**Given exercise**
Return precisely the span of lines from the top of the material below to the line containing "import plotly.graph_objects as go", both included. Pictures are excluded.

**Provided data**
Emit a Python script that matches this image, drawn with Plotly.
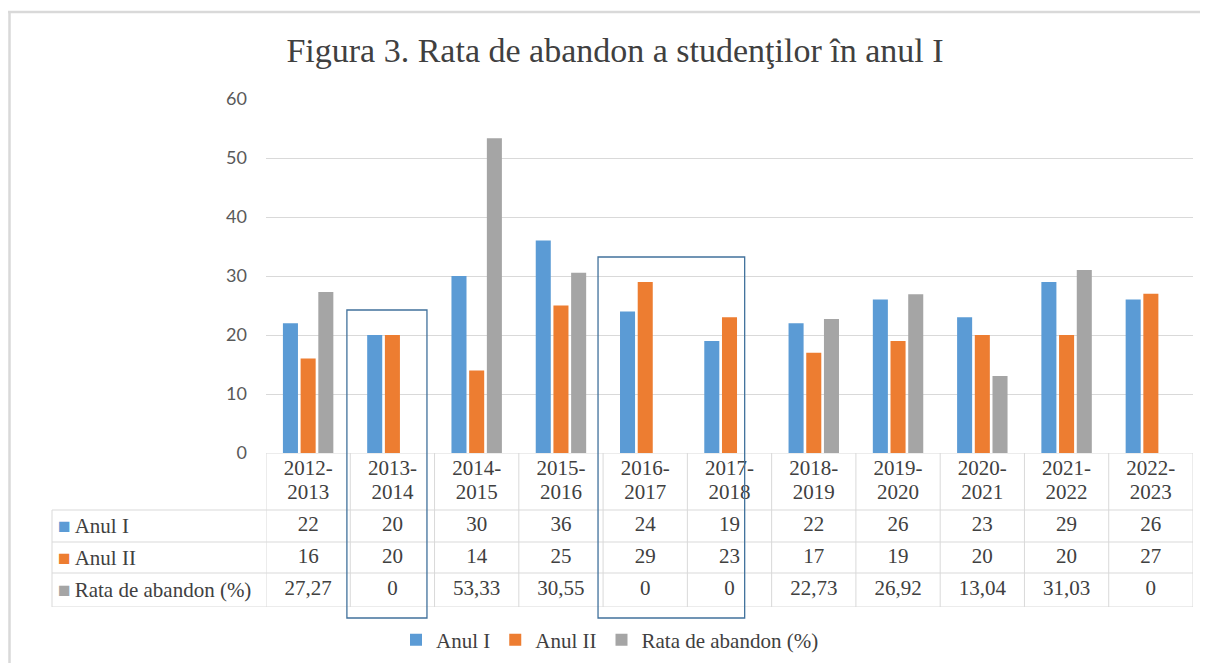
import plotly.graph_objects as go

# ---------------- data ----------------
categories = ["2012-2013", "2013-2014", "2014-2015", "2015-2016", "2016-2017", "2017-2018",
              "2018-2019", "2019-2020", "2020-2021", "2021-2022", "2022-2023"]
anul_1 = [22, 20, 30, 36, 24, 19, 22, 26, 23, 29, 26]
anul_2 = [16, 20, 14, 25, 29, 23, 17, 19, 20, 20, 27]
rata = [27.27, 0, 53.33, 30.55, 0, 0, 22.73, 26.92, 13.04, 31.03, 0]
series_names = ["Anul I", "Anul II", "Rata de abandon (%)"]
y_ticks = [0, 10, 20, 30, 40, 50, 60]

# ---------------- style ----------------
FONT = "Liberation Serif, Times New Roman, serif"
TICKFONT = "Lato, Carlito, Calibri, sans-serif"
TXT = "#404040"
GRID = "#D9D9D9"
COLORS = ["#5B9BD5", "#ED7D31", "#A5A5A5"]
BOX = "#41719C"

# the page body has an 8px margin; figure placed at (8,8)
OFF = 8
W, H = 1208 - OFF, 663 - OFF
# plot area in page pixels: left 266, right 1193, top 99, bottom 607
L, R, T, B = 266 - OFF, 1208 - 1193, 99 - OFF, 663 - 607
PW, PH = W - L - R, H - T - B
ROW_EDGES = [0, 34, 65, 97, 154]   # table row boundaries, px above table bottom
TABLE_H = ROW_EDGES[-1]
split = TABLE_H / PH


def pxp(px):
    """page x pixel -> paper x"""
    return (px - OFF - L) / PW


def py(px):
    """page y pixel -> paper y"""
    return (H - B - (px - OFF)) / PH


def fmt(v):
    if v == 0:
        return "0"
    if float(v).is_integer():
        return str(int(v))
    return f"{v:.2f}".replace(".", ",")


fig = go.Figure()
series = [anul_1, anul_2, rata]
for name, vals, col in zip(series_names, series, COLORS):
    fig.add_trace(go.Bar(x=categories, y=vals, name=name, marker_color=col,
                         marker_line_width=0, xaxis="x", yaxis="y"))

cell_font = dict(family=FONT, size=21, color=TXT)
row_centers = [(ROW_EDGES[i] + ROW_EDGES[i + 1]) / 2 for i in range(3)]
rows_data = [rata, anul_2, anul_1]
for i, vals in enumerate(rows_data):
    fig.add_trace(go.Scatter(x=categories, y=[row_centers[i]] * len(categories),
                             text=[fmt(v) for v in vals], mode="text",
                             textfont=cell_font, showlegend=False, hoverinfo="skip",
                             cliponaxis=False, xaxis="x", yaxis="y2"))
# header: two lines per category
top_parts = [c.split("-")[0] + "-" for c in categories]
bot_parts = [c.split("-")[1] for c in categories]
for parts, yy in ((top_parts, 607 - 470), (bot_parts, 607 - 494)):
    fig.add_trace(go.Scatter(x=categories, y=[yy] * len(categories), text=parts,
                             mode="text", textfont=cell_font, showlegend=False,
                             hoverinfo="skip", cliponaxis=False, xaxis="x", yaxis="y2"))

shapes = []
line = dict(color=GRID, width=1)
n = len(categories)
left_paper = pxp(52)
for e in ROW_EDGES:
    shapes.append(dict(type="line", xref="x", yref="y2", x0=-0.5, x1=n - 0.5,
                       y0=e, y1=e, line=line, layer="below"))
for e in ROW_EDGES[:4]:
    shapes.append(dict(type="line", xref="paper", yref="y2", x0=left_paper, x1=0,
                       y0=e, y1=e, line=line))
for k in range(n + 1):
    shapes.append(dict(type="line", xref="x", yref="y2", x0=k - 0.5, x1=k - 0.5,
                       y0=0, y1=TABLE_H, line=line))
shapes.append(dict(type="line", xref="paper", yref="y2", x0=left_paper, x1=left_paper,
                   y0=0, y1=ROW_EDGES[3], line=line))

# highlight boxes (hand drawn in the original)
shapes.append(dict(type="rect", xref="x", yref="paper", x0=0.46, x1=1.41,
                   y0=py(618), y1=py(310), line=dict(color=BOX, width=1.3)))
shapes.append(dict(type="rect", xref="x", yref="paper", x0=3.44, x1=5.18,
                   y0=py(618), y1=py(257), line=dict(color=BOX, width=1.3)))

# outer frame (top and left edges)
frame = dict(color="#D9D9D9", width=2.5)
shapes.append(dict(type="line", xref="paper", yref="paper", x0=pxp(OFF), x1=pxp(1208),
                   y0=py(12), y1=py(12), line=frame))
shapes.append(dict(type="line", xref="paper", yref="paper", x0=pxp(9.5), x1=pxp(9.5),
                   y0=py(12), y1=py(663), line=frame))

annotations = []
for i, (name, col) in enumerate(zip(series_names, COLORS)):
    yc = row_centers[2 - i]
    annotations.append(dict(
        xref="paper", yref="y2", x=pxp(56), y=yc, xanchor="left", yanchor="middle",
        showarrow=False,
        text=(f'<span style="color:{col};font-size:21px">■</span>'
              f'<span style="font-size:16px"> </span>{name}'),
        font=cell_font))

fig.update_layout(
    width=W, height=H,
    margin=dict(l=L, r=R, t=T, b=B, autoexpand=False),
    paper_bgcolor="white", plot_bgcolor="white",
    title=dict(text="Figura 3. Rata de abandon a studenţilor în anul I",
               font=dict(family=FONT, size=34, color=TXT),
               x=(615 - OFF) / W, xanchor="center", xref="container",
               y=1 - (50 - OFF) / H, yanchor="middle", yref="container"),
    barmode="group", bargap=0.37, bargroupgap=0.15,
    xaxis=dict(type="category", categoryorder="array", categoryarray=categories,
               range=[-0.5, n - 0.5], showticklabels=False, showgrid=False,
               zeroline=False, showline=False, ticks="", anchor="y"),
    yaxis=dict(domain=[split, 1], range=[0, 60], tickvals=y_ticks,
               gridcolor=GRID, gridwidth=1, zeroline=False, showline=False,
               ticks="", ticklabelstandoff=18,
               tickfont=dict(family=TICKFONT, size=18, color="#595959"), anchor="x"),
    yaxis2=dict(domain=[0, split], range=[0, TABLE_H], visible=False,
                showgrid=False, zeroline=False, anchor="x"),
    showlegend=True,
    legend=dict(orientation="h", x=pxp(396), xanchor="left",
                yref="container", y=1 - (640 - OFF) / H, yanchor="middle",
                font=cell_font, bgcolor="rgba(0,0,0,0)", traceorder="normal"),
    shapes=shapes, annotations=annotations,
)

fig.write_html("out.html")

**Result**
Emit a Python script that matches this image, drawn with Plotly.
import plotly.graph_objects as go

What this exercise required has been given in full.